Comradeship // Freechat
Talk about whatever, respecting the rules established by Lemmygrad. Failing to comply with the rules will grant you a few warnings, insisting on breaking them will grant you a beautiful shiny banwall.
A community for comrades to chat and talk about whatever doesn't fit other communities
I’m curious if anyone has novel thoughts on the matter. I just know the obvious ones:
- It’s an effort for anyone, not just you.
- It gets easier with practice.
- The more historical knowledge you have of the place & time the easier it is.
- If it’s translated, some translations are better than others.
- Reading about the work and/or the author usually makes reading the work itself easier. Though sometimes those works are wrong, and that could color your understanding detrimentally when you read the original work. Consider checking the assumptions you brought to the text from derivative works.
Read a page or a paragraph and then I try to summarize what I read in my own words or what it reminds me of, ebooks are ez for me to access to I generally just jot something down in notally on my old fire tablet from 2014, but if I were reading on a more modern device or physical book, a computer I'd use Obsidian or something for notes and the ability to link concepts.
More you read older books easier it gets, I've had this problem with some translations of books too, but once I adjust I'll be ok I figure.
Oh, tangentially, this has reminded me of the prolific Niklas Luhmann and his Zettelkasten note-taking/management system. I keep meaning to try out a digital version using org-roam (an Emacs package building on org-mode) or Logseq[1][2].
IMO, I read slowly and think about the meaning of what I'm reading.
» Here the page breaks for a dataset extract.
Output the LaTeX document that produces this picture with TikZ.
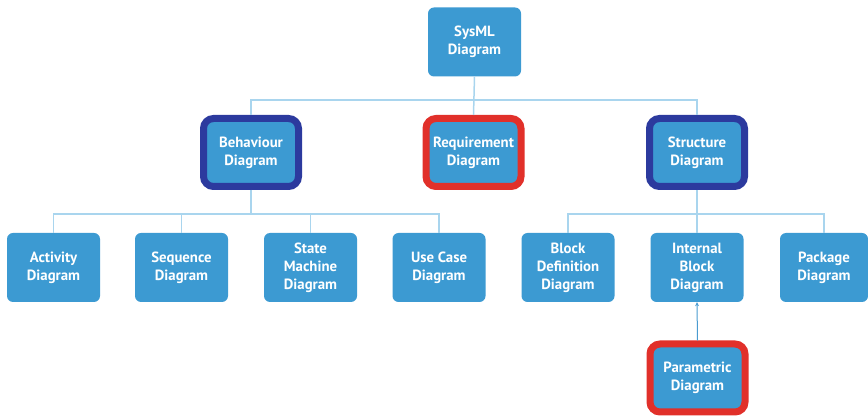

If it's a common book, it helps to read an outline or summary before reading a chapter, so you're not going in completely blind. Reading with a notebook and writing down words or concepts to look up later helps. Also there is this (i am being mildly facetious but it could be useful to you): https://en.wikipedia.org/wiki/How_to_Read_a_Book
How to Read a Book: The Art of Getting a Liberal Education
Nice try, lib
(/s)
From my personal experience it's "letting reach exceed grasp." It's tedious and slow, but in the past, what worked was a pen, notebook and dictionary. I'd read until I reached a word/concept I didn't grasp then physically write it down along with the definition in my own words. Then I'd have to reread the paragraph until I looked at notes to grasp it. Then when the book was finished, I had forgotten half. I put the book away for a time to mull over notes and what I remembered, then went back and reread it later, referring to notes as needed. By the third or fourth reading, I pretty much had it. I did this with Shakespeare, Hawking and Dawkins.
I've been wanting to read more now but am putting it off because I've several vision problems that are degenerative. They can be corrected with surgery that costs a lot and I am currently uninsured. Add to that my current devices lack storage and reading online is a bit more challenging, even with corrective lenses. I can do it, but miss a good bit that I don't realize on first or second readings.
I have this problem, too, and I think it's because of an extra amount of mental work needed for translating more obscure words on the fly.